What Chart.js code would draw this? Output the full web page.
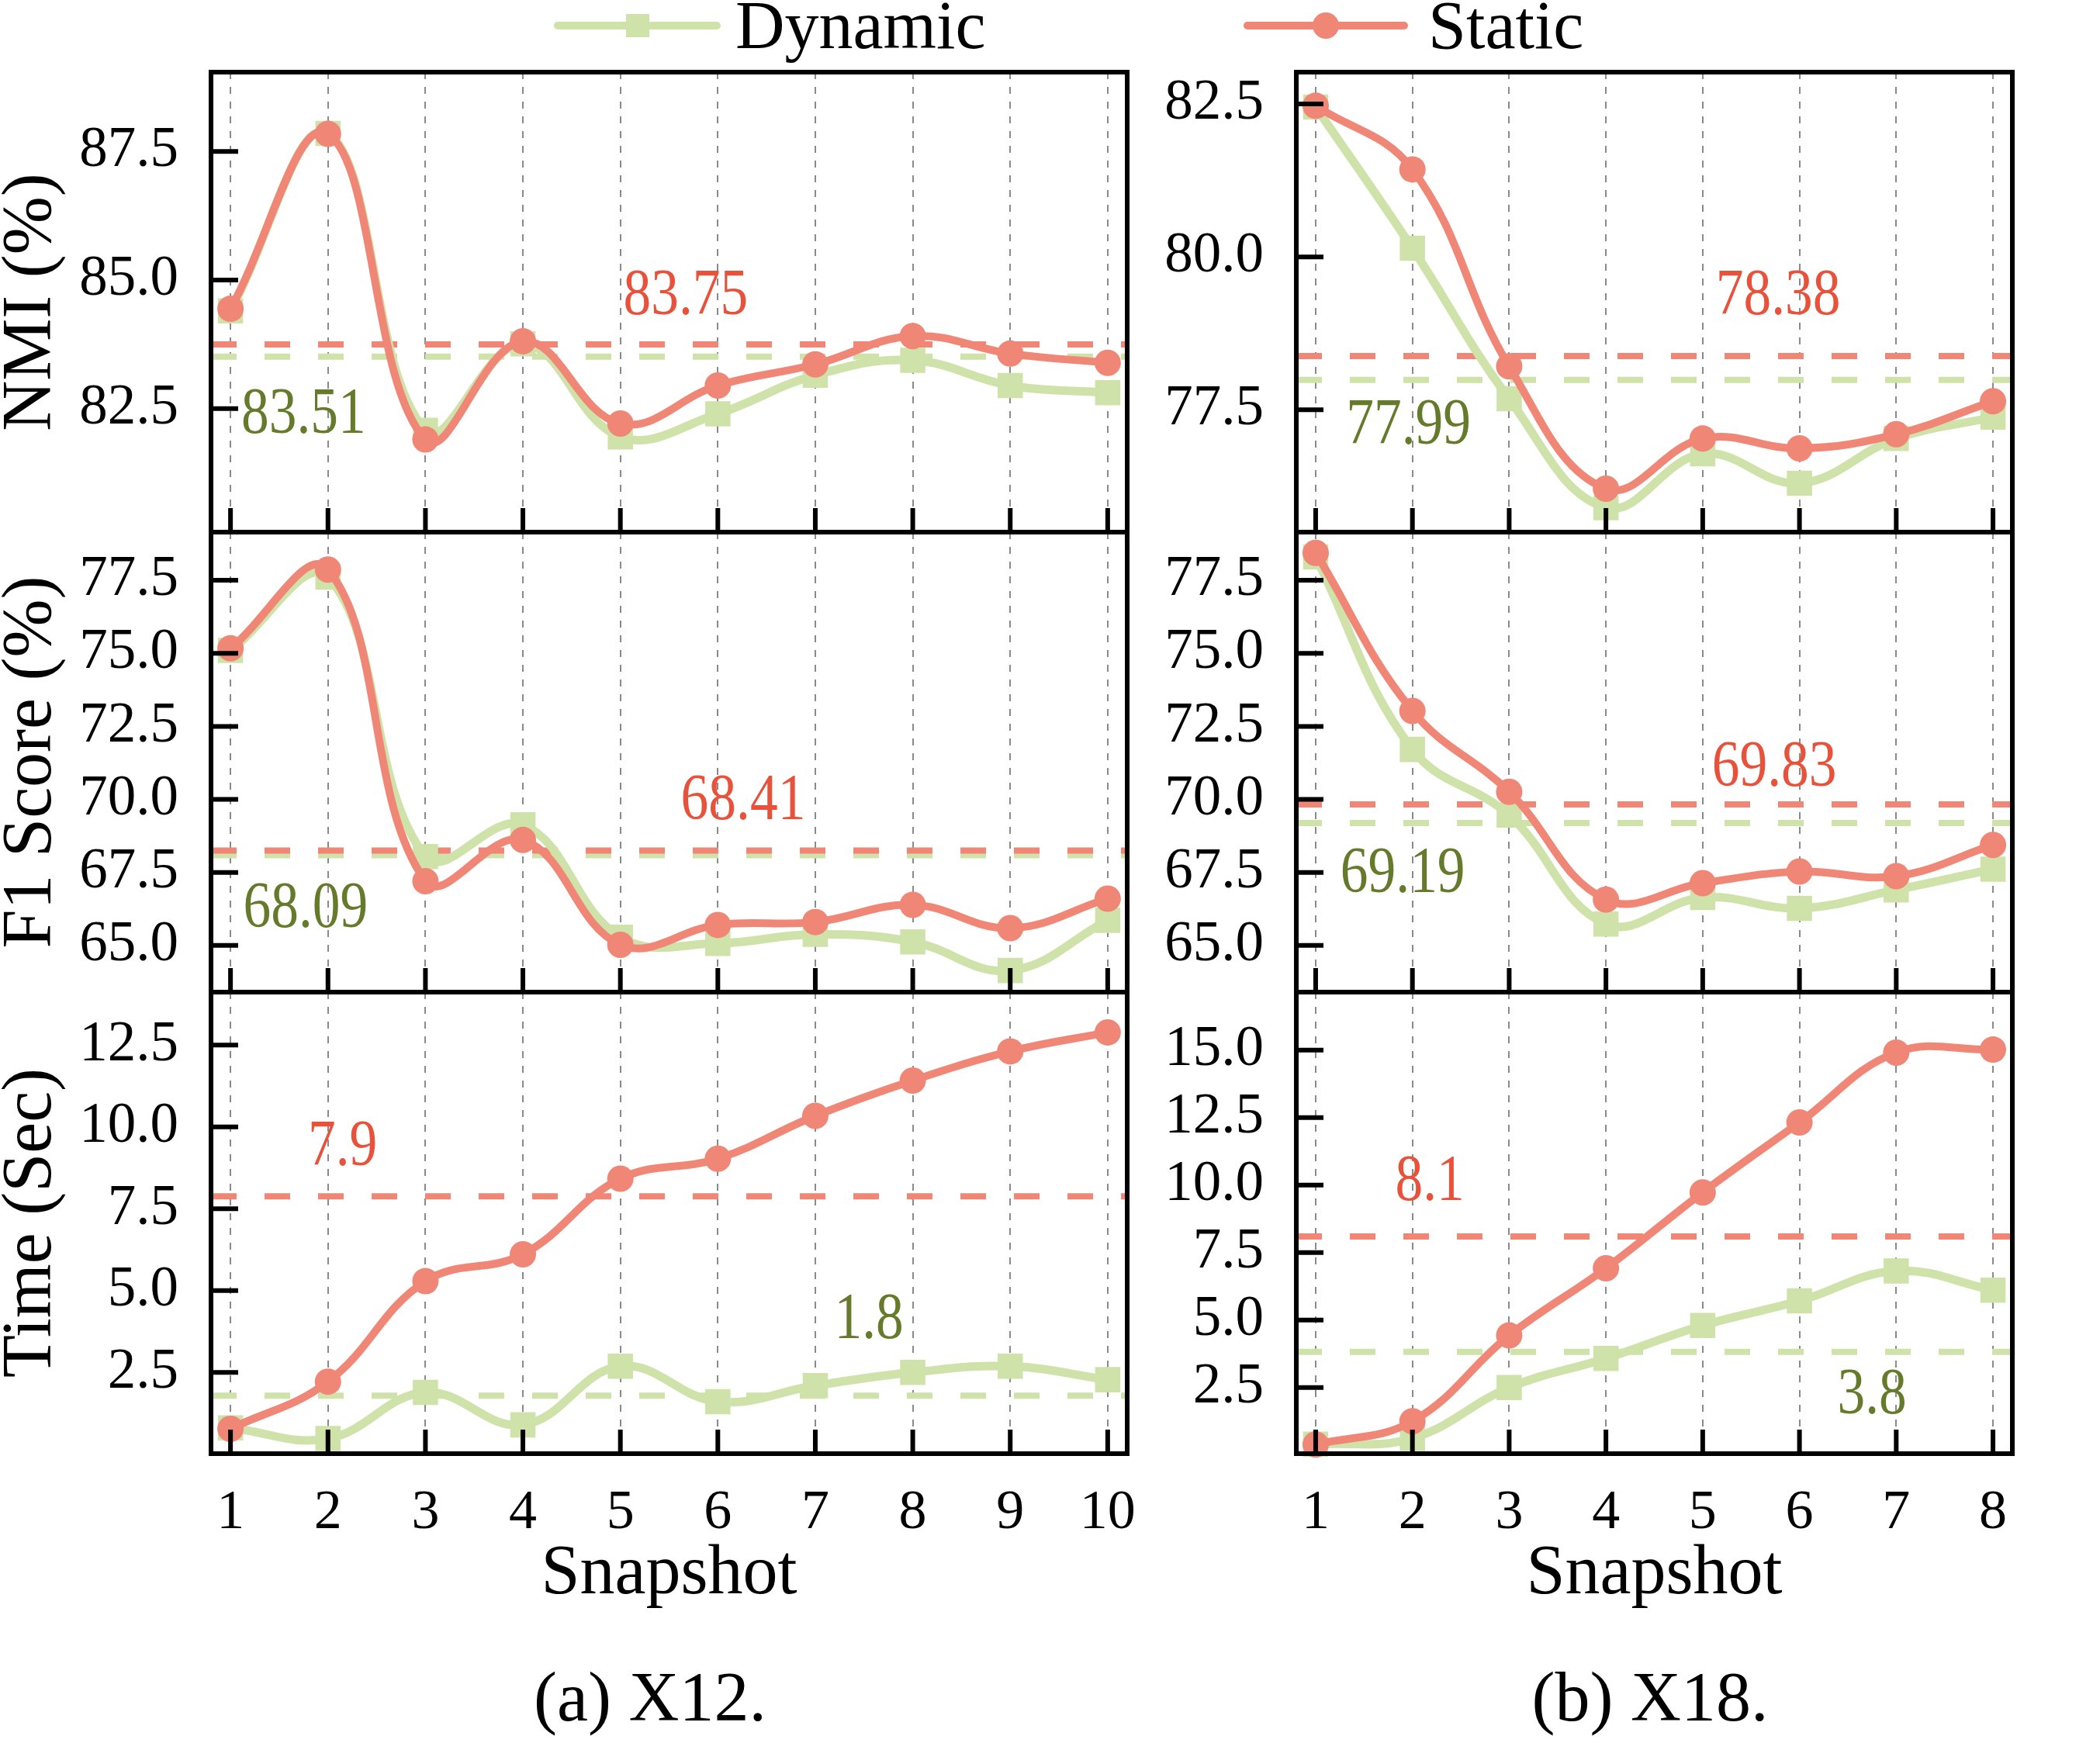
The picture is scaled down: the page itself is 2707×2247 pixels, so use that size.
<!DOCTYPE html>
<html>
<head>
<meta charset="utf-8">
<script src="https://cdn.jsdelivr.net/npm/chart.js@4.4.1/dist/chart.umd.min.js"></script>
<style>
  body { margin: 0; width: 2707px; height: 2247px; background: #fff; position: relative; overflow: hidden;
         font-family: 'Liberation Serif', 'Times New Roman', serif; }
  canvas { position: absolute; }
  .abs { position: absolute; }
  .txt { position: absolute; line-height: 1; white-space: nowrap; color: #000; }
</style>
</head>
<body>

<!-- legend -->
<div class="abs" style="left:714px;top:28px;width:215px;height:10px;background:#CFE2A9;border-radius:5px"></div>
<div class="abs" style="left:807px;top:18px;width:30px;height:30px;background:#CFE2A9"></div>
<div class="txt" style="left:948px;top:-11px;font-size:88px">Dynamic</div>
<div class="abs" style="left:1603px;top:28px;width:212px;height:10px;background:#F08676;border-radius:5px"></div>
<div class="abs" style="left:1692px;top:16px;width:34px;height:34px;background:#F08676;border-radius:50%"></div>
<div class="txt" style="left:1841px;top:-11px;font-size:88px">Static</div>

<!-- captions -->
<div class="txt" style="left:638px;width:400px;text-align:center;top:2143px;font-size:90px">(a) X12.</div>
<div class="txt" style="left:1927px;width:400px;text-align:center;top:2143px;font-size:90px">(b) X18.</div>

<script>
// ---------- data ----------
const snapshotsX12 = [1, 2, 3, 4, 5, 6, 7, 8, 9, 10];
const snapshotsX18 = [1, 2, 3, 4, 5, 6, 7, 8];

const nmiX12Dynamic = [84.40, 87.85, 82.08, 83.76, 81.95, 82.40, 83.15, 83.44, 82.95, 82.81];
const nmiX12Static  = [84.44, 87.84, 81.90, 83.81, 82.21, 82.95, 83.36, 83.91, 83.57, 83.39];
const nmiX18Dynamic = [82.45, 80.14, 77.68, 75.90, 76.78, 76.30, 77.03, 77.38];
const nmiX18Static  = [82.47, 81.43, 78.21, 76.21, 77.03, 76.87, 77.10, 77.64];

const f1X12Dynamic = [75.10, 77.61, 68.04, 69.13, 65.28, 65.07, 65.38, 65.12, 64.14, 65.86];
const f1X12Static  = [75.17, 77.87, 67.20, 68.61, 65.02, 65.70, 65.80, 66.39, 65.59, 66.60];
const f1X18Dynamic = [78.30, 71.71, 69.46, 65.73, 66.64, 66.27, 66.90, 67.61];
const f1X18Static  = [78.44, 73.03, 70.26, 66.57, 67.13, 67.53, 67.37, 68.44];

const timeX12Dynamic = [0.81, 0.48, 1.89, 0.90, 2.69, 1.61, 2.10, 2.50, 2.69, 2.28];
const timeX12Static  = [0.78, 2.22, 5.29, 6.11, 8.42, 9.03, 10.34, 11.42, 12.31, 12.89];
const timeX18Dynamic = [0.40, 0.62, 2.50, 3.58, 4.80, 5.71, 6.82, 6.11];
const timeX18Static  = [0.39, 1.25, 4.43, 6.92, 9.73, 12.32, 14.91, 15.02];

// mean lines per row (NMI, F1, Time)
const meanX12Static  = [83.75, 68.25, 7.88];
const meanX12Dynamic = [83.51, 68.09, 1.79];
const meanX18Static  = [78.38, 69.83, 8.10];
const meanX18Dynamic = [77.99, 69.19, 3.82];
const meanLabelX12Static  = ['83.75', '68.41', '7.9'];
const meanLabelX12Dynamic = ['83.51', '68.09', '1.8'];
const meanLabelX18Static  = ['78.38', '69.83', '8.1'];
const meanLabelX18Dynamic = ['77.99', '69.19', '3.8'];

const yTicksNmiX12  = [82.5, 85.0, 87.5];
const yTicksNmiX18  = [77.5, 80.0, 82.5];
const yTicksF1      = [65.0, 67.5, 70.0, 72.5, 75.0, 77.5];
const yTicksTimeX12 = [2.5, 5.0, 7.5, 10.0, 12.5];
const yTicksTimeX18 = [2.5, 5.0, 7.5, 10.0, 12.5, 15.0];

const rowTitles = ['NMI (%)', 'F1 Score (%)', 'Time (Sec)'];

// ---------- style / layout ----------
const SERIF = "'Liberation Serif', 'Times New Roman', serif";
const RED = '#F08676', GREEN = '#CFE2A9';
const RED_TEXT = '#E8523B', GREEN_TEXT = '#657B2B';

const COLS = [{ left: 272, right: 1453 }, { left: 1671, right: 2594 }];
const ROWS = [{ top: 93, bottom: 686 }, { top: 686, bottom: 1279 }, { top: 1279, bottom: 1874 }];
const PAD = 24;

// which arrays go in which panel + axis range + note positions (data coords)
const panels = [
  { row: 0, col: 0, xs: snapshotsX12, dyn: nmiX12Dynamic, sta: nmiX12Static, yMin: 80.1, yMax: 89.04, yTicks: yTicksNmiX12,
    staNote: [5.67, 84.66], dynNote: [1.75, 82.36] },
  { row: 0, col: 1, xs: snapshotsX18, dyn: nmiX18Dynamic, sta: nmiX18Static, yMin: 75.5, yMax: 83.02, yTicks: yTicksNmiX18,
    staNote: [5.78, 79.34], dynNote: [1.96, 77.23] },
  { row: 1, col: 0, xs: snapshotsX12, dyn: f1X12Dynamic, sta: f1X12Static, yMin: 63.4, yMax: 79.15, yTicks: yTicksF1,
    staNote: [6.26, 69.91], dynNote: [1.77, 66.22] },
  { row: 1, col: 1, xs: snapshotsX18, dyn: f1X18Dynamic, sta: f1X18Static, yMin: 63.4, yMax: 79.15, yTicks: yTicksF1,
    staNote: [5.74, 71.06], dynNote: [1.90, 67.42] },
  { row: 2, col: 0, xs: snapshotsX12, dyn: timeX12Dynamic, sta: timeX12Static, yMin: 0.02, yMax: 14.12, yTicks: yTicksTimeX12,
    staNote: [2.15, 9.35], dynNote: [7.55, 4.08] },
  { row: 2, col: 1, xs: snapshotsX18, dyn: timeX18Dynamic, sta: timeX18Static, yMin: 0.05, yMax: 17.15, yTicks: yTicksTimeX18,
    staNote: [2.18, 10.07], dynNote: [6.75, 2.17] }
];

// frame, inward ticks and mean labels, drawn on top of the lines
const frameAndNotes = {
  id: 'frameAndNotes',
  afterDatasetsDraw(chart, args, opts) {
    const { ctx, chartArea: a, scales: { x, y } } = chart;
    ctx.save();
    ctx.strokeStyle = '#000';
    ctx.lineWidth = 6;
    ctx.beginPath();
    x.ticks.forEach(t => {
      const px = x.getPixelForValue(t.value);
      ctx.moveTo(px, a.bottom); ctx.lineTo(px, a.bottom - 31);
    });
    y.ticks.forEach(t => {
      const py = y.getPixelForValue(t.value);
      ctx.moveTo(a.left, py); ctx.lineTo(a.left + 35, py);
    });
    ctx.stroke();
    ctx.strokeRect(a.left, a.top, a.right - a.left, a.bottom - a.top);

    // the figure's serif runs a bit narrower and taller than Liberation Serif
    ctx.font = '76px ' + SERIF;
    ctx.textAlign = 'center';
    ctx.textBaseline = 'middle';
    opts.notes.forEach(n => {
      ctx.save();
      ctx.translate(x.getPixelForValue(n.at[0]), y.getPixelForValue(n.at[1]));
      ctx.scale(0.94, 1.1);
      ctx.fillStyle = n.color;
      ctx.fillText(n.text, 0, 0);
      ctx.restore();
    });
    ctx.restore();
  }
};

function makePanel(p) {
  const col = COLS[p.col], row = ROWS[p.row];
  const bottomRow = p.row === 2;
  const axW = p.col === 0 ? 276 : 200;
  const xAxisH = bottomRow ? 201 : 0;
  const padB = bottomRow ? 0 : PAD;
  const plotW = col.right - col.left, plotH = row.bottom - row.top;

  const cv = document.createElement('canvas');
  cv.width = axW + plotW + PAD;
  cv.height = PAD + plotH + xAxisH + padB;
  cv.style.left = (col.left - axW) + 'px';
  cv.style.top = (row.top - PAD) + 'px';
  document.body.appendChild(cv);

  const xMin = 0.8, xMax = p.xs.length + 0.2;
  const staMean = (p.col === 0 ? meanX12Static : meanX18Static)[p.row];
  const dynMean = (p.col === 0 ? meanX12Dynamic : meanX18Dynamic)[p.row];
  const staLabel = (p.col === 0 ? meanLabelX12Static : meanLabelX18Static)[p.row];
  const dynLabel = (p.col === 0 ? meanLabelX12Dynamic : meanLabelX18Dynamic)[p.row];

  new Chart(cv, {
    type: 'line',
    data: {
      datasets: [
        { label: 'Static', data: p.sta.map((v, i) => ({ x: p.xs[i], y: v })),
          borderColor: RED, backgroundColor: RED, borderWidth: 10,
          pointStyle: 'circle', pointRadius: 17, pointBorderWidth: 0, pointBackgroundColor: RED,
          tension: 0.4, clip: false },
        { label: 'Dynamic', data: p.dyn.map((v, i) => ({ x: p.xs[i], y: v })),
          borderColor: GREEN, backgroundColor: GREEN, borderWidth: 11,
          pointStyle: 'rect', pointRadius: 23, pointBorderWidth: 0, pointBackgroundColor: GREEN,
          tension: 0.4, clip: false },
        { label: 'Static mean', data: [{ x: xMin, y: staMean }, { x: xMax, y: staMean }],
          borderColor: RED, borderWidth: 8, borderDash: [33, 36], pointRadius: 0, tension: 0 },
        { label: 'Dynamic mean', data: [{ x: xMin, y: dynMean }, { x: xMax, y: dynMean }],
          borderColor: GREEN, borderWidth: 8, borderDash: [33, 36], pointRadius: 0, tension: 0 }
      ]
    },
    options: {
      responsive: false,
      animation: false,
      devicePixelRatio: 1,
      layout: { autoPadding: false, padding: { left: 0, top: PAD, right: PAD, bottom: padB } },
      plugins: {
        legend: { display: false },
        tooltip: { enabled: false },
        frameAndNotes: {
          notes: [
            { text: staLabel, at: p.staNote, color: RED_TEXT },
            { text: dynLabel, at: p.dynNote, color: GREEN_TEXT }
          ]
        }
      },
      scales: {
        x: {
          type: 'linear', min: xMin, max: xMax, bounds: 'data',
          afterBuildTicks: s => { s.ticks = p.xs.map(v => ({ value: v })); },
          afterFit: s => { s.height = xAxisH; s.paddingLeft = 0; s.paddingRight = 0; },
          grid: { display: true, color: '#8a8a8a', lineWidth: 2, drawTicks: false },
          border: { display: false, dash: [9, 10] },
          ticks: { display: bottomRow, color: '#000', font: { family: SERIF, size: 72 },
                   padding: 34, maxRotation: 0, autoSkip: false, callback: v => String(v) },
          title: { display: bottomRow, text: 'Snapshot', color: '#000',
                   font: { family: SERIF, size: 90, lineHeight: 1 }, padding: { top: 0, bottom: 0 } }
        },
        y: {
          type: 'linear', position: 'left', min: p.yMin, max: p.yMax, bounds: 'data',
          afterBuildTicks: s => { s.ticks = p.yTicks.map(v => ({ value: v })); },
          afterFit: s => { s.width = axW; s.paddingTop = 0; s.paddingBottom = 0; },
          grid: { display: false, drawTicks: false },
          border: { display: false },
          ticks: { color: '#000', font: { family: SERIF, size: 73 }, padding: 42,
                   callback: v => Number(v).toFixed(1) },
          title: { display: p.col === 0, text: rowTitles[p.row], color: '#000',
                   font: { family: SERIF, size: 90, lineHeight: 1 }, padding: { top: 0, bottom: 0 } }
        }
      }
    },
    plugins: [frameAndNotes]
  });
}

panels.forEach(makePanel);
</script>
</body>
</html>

### [GOAL]
Across the preceding material, how many lines contain the word "page"? State the number alone.

### [COMPLETE OUTPUT]
2